INSTRUCTIONS FOR THE TASK: Reproduce each line bearing the word "React".

________________________

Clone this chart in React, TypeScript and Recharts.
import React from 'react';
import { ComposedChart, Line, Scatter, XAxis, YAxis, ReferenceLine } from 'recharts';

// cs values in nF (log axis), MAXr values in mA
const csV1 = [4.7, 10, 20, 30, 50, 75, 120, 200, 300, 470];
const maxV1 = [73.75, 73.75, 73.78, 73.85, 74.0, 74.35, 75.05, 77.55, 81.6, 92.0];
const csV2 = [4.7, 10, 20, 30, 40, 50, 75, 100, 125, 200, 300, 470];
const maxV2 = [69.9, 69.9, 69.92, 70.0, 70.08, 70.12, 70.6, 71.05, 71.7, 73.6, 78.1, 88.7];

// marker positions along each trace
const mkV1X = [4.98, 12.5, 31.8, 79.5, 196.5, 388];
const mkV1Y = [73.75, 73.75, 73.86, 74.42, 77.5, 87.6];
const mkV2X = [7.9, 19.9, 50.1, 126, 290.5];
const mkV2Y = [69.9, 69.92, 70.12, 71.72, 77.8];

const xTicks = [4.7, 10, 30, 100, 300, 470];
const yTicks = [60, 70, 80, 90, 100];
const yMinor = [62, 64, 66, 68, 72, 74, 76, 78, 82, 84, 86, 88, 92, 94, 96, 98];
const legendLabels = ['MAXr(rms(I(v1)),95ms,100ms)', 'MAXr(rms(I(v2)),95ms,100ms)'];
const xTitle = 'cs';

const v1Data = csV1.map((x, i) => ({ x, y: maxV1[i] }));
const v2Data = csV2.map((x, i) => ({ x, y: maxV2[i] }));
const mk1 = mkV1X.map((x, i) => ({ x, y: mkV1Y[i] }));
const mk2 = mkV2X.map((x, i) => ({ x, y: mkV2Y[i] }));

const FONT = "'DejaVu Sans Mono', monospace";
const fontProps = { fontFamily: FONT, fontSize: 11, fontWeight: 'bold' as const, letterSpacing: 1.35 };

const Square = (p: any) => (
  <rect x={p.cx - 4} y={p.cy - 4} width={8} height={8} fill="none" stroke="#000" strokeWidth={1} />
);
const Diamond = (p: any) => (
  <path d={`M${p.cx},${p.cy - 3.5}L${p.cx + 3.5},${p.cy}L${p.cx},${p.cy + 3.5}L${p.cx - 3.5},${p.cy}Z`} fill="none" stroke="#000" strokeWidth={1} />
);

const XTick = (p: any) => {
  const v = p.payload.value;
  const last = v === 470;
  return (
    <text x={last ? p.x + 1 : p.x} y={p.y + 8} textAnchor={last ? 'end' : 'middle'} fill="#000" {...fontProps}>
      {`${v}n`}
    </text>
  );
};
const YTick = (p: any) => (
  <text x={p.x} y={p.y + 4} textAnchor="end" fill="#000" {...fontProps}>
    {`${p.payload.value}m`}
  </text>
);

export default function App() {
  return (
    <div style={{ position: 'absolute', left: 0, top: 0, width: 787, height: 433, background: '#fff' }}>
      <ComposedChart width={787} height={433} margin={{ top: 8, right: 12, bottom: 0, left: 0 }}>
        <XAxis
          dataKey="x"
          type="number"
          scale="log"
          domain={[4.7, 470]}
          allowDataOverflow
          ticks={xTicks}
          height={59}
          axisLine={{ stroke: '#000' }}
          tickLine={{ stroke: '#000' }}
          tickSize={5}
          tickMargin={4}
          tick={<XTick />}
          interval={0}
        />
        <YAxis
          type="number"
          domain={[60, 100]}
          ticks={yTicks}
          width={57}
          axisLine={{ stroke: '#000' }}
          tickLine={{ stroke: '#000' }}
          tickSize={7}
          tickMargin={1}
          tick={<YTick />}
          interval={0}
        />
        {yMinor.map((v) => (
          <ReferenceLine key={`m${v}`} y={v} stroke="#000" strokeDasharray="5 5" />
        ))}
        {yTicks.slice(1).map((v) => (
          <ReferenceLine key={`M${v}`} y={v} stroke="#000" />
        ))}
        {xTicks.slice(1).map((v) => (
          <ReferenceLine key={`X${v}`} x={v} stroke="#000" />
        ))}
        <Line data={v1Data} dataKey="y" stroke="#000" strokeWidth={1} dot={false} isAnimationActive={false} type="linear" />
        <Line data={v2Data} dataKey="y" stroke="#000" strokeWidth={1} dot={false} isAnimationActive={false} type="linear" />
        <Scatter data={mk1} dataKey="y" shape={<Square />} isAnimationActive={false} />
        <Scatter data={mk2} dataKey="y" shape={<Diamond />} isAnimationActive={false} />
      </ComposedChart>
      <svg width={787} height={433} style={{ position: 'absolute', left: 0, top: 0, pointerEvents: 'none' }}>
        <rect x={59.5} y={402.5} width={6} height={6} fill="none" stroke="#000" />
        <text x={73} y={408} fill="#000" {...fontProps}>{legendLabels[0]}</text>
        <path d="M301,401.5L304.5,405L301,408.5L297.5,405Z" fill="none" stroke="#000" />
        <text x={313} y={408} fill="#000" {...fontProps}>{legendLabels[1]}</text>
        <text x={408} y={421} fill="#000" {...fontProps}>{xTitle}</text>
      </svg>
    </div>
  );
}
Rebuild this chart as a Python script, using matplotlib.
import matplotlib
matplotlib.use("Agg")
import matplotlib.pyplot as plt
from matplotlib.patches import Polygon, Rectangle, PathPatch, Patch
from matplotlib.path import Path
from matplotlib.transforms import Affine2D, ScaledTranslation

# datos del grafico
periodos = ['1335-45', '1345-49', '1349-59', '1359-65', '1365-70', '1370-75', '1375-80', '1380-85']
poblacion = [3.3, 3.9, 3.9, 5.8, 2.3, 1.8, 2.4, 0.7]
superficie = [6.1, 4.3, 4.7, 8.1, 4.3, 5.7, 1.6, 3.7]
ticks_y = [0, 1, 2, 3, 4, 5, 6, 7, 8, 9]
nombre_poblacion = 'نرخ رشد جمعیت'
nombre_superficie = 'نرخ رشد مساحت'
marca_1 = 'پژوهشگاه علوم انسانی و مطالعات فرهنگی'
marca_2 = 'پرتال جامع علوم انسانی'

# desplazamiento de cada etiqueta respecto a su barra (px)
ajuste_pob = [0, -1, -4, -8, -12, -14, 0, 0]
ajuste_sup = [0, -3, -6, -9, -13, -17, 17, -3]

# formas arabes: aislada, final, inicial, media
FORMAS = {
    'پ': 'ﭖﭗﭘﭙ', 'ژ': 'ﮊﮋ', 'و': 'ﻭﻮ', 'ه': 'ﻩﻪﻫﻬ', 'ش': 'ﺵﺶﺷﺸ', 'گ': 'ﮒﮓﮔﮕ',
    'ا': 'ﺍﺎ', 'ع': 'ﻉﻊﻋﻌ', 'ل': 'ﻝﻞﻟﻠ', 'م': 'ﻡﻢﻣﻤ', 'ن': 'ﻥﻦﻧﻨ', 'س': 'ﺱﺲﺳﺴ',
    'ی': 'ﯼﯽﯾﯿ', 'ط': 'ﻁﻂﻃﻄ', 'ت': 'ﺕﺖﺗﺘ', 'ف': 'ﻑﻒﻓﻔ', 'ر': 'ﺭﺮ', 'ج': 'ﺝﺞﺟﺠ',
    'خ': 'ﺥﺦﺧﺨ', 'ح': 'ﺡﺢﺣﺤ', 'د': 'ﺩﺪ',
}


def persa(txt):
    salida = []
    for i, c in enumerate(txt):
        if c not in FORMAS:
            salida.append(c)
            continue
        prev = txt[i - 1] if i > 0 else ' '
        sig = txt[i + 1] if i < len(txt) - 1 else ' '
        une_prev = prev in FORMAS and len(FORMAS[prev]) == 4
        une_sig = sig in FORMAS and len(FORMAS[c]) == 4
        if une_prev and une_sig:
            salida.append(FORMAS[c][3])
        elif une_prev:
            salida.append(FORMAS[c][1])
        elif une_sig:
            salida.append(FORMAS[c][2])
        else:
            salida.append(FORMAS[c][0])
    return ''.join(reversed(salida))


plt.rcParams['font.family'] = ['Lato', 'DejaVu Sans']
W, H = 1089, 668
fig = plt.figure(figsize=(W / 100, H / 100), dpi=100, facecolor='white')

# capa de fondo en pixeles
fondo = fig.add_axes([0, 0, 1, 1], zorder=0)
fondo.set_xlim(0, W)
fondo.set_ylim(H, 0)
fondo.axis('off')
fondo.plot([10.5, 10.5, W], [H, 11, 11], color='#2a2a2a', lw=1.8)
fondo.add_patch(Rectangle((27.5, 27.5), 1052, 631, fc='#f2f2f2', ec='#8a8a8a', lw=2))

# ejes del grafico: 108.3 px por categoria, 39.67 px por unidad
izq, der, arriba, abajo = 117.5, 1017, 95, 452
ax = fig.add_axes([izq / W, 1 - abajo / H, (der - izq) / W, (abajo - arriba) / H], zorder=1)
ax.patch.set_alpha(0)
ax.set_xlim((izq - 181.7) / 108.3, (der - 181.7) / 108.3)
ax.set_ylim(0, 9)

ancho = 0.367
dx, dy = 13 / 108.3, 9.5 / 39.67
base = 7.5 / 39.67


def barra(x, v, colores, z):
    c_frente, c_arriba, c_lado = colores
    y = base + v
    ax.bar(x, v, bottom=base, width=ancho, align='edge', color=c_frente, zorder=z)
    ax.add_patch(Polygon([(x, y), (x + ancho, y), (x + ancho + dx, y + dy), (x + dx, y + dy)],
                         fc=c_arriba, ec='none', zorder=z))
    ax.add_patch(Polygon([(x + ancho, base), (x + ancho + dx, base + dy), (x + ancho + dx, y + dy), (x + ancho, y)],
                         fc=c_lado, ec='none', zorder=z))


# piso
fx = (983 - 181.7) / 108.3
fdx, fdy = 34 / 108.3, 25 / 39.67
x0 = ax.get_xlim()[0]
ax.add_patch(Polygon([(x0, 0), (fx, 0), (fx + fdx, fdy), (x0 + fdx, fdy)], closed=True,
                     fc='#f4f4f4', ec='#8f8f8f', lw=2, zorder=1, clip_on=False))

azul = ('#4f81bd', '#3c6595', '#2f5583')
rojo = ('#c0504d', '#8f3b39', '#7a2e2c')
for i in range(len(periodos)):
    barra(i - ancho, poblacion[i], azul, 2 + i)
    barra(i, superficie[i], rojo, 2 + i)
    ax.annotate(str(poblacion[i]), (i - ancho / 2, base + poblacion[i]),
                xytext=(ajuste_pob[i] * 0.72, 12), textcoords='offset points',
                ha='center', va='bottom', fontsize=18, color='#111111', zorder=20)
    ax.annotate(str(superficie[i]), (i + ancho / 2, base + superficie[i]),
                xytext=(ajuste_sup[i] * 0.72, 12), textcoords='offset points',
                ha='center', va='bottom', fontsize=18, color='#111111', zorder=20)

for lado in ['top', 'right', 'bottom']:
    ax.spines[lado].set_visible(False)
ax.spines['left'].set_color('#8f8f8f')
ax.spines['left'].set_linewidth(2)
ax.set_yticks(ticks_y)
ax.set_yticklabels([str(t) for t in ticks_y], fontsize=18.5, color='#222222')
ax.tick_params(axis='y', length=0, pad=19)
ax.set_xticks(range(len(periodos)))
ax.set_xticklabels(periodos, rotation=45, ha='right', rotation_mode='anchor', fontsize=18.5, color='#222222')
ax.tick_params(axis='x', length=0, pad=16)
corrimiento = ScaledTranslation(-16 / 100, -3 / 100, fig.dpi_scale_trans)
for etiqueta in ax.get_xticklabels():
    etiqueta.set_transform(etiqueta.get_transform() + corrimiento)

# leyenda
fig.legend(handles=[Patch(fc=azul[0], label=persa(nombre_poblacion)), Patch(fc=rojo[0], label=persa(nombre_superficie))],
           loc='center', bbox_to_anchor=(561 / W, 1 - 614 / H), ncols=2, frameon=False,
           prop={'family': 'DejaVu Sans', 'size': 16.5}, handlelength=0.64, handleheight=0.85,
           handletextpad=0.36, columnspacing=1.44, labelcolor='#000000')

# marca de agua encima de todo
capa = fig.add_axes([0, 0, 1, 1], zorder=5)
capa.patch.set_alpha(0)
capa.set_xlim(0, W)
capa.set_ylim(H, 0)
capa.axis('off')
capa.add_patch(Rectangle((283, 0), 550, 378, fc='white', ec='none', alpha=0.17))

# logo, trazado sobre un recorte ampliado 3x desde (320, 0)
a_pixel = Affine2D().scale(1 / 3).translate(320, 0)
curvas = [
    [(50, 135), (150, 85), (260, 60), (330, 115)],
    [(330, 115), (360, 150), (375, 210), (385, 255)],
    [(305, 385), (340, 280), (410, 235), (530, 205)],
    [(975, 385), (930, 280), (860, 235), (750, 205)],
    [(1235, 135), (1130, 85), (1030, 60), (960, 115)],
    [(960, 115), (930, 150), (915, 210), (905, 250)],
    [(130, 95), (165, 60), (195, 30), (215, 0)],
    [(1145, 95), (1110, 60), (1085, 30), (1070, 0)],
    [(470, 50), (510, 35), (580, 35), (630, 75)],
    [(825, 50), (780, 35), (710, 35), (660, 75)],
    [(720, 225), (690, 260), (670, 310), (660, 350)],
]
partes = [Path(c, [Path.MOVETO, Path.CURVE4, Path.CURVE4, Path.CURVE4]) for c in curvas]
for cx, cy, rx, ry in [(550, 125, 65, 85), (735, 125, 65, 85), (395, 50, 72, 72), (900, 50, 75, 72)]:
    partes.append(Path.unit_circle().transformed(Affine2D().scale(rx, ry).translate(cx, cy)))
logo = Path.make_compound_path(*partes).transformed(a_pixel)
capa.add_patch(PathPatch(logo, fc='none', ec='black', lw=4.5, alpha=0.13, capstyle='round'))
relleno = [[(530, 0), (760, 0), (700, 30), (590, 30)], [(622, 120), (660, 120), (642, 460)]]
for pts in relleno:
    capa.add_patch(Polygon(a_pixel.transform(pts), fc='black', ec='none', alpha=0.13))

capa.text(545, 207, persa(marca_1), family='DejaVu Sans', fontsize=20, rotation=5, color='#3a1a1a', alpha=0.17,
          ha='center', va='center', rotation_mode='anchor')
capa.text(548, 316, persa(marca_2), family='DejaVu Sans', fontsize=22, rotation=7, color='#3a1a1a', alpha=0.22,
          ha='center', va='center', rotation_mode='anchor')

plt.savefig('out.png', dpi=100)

________________________

ANSWER FOR THIS EXERCISE:
Clone this chart in React, TypeScript and Recharts.
import React from 'react';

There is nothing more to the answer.